1 - Mutsuz olmasına rağmen, nasıl mutlu olacağını da bilmek lazım.
2 - Kusurlar güzelliktir. Delilik ise zekilik ve tamamen saçma biri olmak, tamamen sıkıcı biri olmaktan daha iyidir.
3 - Gerçek bir aşık sizi yalnızca alnınızdan öperek, gözlerinize bakıp gülümseyerek ya da sadece boşluğa bakarak bile heyecanlandırabilendir.
4 - Bir kızı güldürebilirsen ona her şeyi yaptırabilirsin.
5 - Hoş bir kızım ama güzel değilim, günaha girdiğim olur ama şeytan değilim, iyi biriyim ama melek değilim.
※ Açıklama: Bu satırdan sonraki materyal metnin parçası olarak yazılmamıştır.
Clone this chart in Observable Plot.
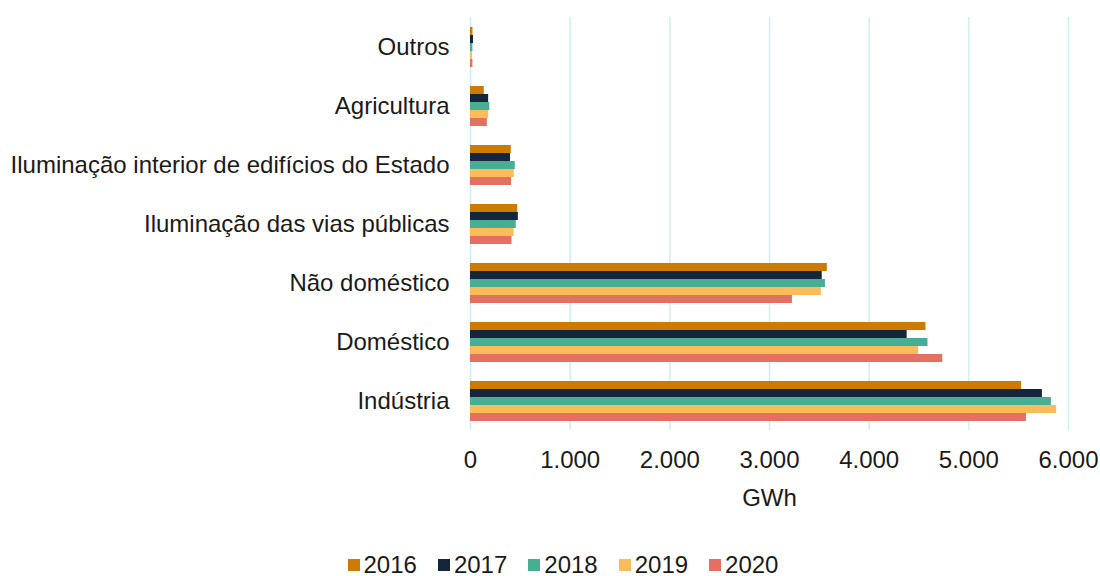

6 - En kötü halimle baş edemiyorsan en iyi halimi hak etmiyorsun demektir.
7 - Sıradan olmak çok sıkıcı!
8 - Yalnız başına mutsuz olmak biriyle beraber mutsuz olmaktan iyidir.
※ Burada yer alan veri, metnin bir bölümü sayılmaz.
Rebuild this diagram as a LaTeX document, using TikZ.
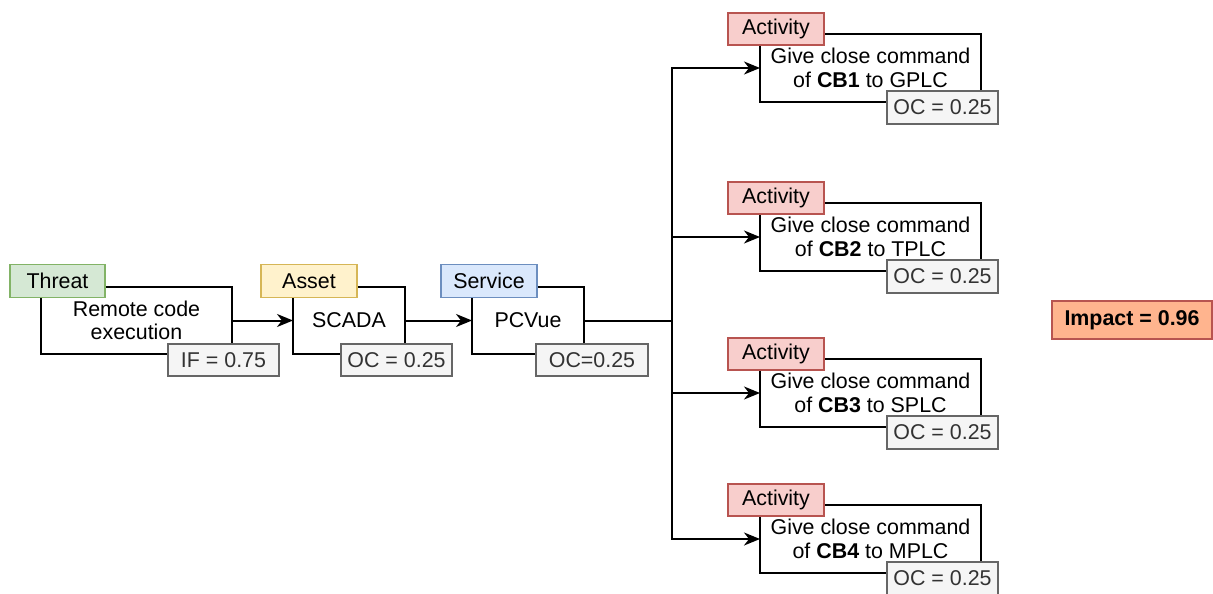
\documentclass[tikz,border=0pt]{standalone}
\usepackage{fontspec}
\setmainfont{Liberation Sans}
\usetikzlibrary{arrows.meta}
\definecolor{thrfill}{HTML}{D5E8D4}\definecolor{thrline}{HTML}{82B366}
\definecolor{astfill}{HTML}{FFF2CC}\definecolor{astline}{HTML}{D6B656}
\definecolor{svcfill}{HTML}{DAE8FC}\definecolor{svcline}{HTML}{6C8EBF}
\definecolor{actfill}{HTML}{F8CECC}\definecolor{actline}{HTML}{B85450}
\definecolor{valfill}{HTML}{F5F5F5}\definecolor{valline}{HTML}{666666}
\definecolor{valtext}{HTML}{333333}
\definecolor{impfill}{HTML}{FFB48E}
\begin{document}
\begin{tikzpicture}[x=1pt,y=-1pt,
  every node/.style={inner sep=0pt,outer sep=0pt,font=\fontsize{21.4}{23.5}\selectfont},
  mainbox/.style={draw=black,fill=white,line width=1.9pt,minimum height=67pt,align=center},
  tagbox/.style={line width=1.9pt,minimum width=96pt,minimum height=33pt},
  threattag/.style={tagbox,draw=thrline,fill=thrfill},
  assettag/.style={tagbox,draw=astline,fill=astfill},
  servicetag/.style={tagbox,draw=svcline,fill=svcfill},
  activitytag/.style={tagbox,draw=actline,fill=actfill},
  valbox/.style={draw=valline,fill=valfill,text=valtext,line width=1.9pt,minimum width=111pt,minimum height=32pt},
  flow/.style={line width=2pt,-{Stealth[length=16pt,width=13pt,inset=5pt]}},
  link/.style={line width=2pt}
]
\useasboundingbox (0,0) rectangle (1213,594);

% threat -> asset -> service chain
\node[mainbox,minimum width=191pt] (thr) at (136.5,320.5) {Remote code\\execution};
\node[threattag,minimum width=95pt] (thrtag) at (57.5,281) {Threat};
\node[valbox] (thrval) at (223.5,360) {IF = 0.75};

\node[mainbox,minimum width=112pt] (ast) at (349,320.5) {SCADA};
\node[assettag] (asttag) at (309,281) {Asset};
\node[valbox] (astval) at (396.5,360) {OC = 0.25};

\node[mainbox,minimum width=112pt] (svc) at (528,320.5) {PCVue};
\node[servicetag] (svctag) at (489,281) {Service};
\node[valbox,minimum width=112pt] (svcval) at (592,360) {OC=0.25};

\draw[flow] (thr.east) -- (ast.west);
\draw[flow] (ast.east) -- (svc.west);

% fan-out to the four activities
\coordinate (split) at (672,320.5);
\draw[link] (svc.east) -- (split);

\foreach \k/\dy/\cb/\plc in {1/0/CB1/GPLC,2/169/CB2/TPLC,3/325/CB3/SPLC,4/471/CB4/MPLC}{
  \node[mainbox,minimum width=221pt,minimum height=68pt] (act\k) at (870.5,68+\dy)
    {Give close command\\of \textbf{\cb} to \plc};
  \node[activitytag,minimum height=32pt] (acttag\k) at (776,29+\dy) {Activity};
  \node[valbox,minimum height=33pt] (actval\k) at (942.5,107.5+\dy) {OC = 0.25};
  \draw[flow] (split) |- (act\k.west);
}

% overall result
\node[draw=actline,fill=impfill,line width=1.5pt,minimum width=160pt,minimum height=38pt,
  font=\fontsize{21.4}{23.5}\selectfont\bfseries] (impact) at (1132,320) {Impact = 0.96};
\end{tikzpicture}
\end{document}
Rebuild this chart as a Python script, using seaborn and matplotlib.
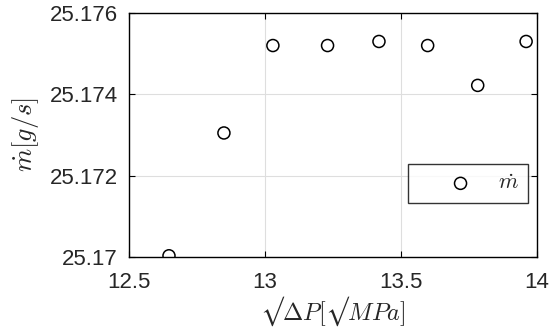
import matplotlib
matplotlib.use("Agg")
import matplotlib.pyplot as plt
import seaborn as sns
import pandas as pd

sqrt_dp = [12.647, 12.849, 13.029, 13.230, 13.419, 13.598, 13.782, 13.960]
mdot = [25.17003, 25.17305, 25.17520, 25.17520, 25.17530, 25.17520, 25.17422, 25.17530]
xticks = [12.5, 13, 13.5, 14]
xticklabels = ["12.5", "13", "13.5", "14"]
yticks = [25.170, 25.172, 25.174, 25.176]
yticklabels = ["25.17", "25.172", "25.174", "25.176"]

df = pd.DataFrame({"x": sqrt_dp, "y": mdot})

sns.set_theme(style="white")
plt.rcParams["font.family"] = ["Liberation Sans", "DejaVu Sans"]
plt.rcParams["mathtext.fontset"] = "cm"

fig = plt.figure(figsize=(5.54, 3.33), dpi=100)
ax = fig.add_axes([129/554, 1-257/333, (537-129)/554, (257-13)/333])

sns.scatterplot(data=df, x="x", y="y", ax=ax, marker="o", s=75,
                facecolors="none", edgecolor="black", linewidth=1.1,
                label=r"$\dot{m}$", zorder=3)

ax.set_xlim(12.5, 14)
ax.set_ylim(25.170, 25.176)
ax.set_xticks(xticks)
ax.set_xticklabels(xticklabels)
ax.set_yticks(yticks)
ax.set_yticklabels(yticklabels)
ax.grid(True, color="#dedede", linewidth=0.8)
ax.tick_params(direction="in", length=4, width=0.8, colors="black",
               labelsize=16, top=True, right=True, bottom=True, left=True,
               labelcolor="#262626")
ax.tick_params(axis="x", pad=11)
ax.tick_params(axis="y", pad=8)
for s in ax.spines.values():
    s.set_color("black")
    s.set_linewidth(1.0)

ax.set_xlabel("$\u221a\\Delta P[\u221a MPa]$", fontsize=17.5, labelpad=1, color="#262626")
ax.set_ylabel(r"$\dot{m}[g/s]$", fontsize=19, labelpad=6, color="#262626")

leg = ax.legend(loc="lower right", bbox_to_anchor=(0.978, 0.221), frameon=True,
                fancybox=False, edgecolor="black", fontsize=16,
                handlelength=3.9, handletextpad=-0.25, borderpad=0.4,
                markerfirst=True, borderaxespad=0)
leg.get_frame().set_linewidth(1.0)
leg.get_frame().set_facecolor("white")

fig.savefig("out.png", dpi=100)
9 - Sana beş dakika içinde hazır olacağımı söyledim, her yarım saatte beni çağırmayı bırak.
10 - Sadece öldüğünde seni önemserler.
11 - Gecelerin uyumak için olduğunu kim söylemiş?
12 - Başını ve çeneni dik tut ve daha önemlisi gülümsemeye devam et, çünkü hayat güzel şey ve daha uğruna gülünecek çok şey var.
13 - İki yüzlü olacaksan da hiç değilse bir tanesini güzel yap.
Mini Türkiye Gültepe
3 Eylül’de Kanal D’de başlayacak yeni dizi “Benim Adım Gültepe” ile ilgili geçen hafta bir yazı yazmıştım. 80’lerin Gültepe’sini ben “Mini Türkiye” diye tanımlamıştım. Göç alan her büyük şehir gibi İzmir’de de birbirine geçmiş kültürlerin en renkli görüntüsü Gültepe’de olduğu için böyle bir kavram ortaya atmıştım. “Mini Türkiye” aslında bütün bölgeleri, bütün kültürleri, bütün farklı değerleri anlatıyordu. Hürriyet Cumartesi’de ise Hakan Gence’nin diziyle ilgili röportajında “Hayata yenik başlayanların öyküsü” başlığı öne çıkarılmıştı. Ve hatta “İzmir’in üvey evladı Gültepe” deniyordu. Şimdi Gültepeliler bu ruh halinde mi bilemem, en kısa sürede gidip bir sosyolog arkadaşımla burada bir araştırma yapacağım. Haa şunu söyleyebilirim. Tariş olaylarında, Türkiye’de 80’lerde yaşananlarda belki de en dik duruşu Gültepe sergilemişti. Bu da benim “Mini Türkiye” sözümün Gültepe için daha çok yakıştığını doğruluyor.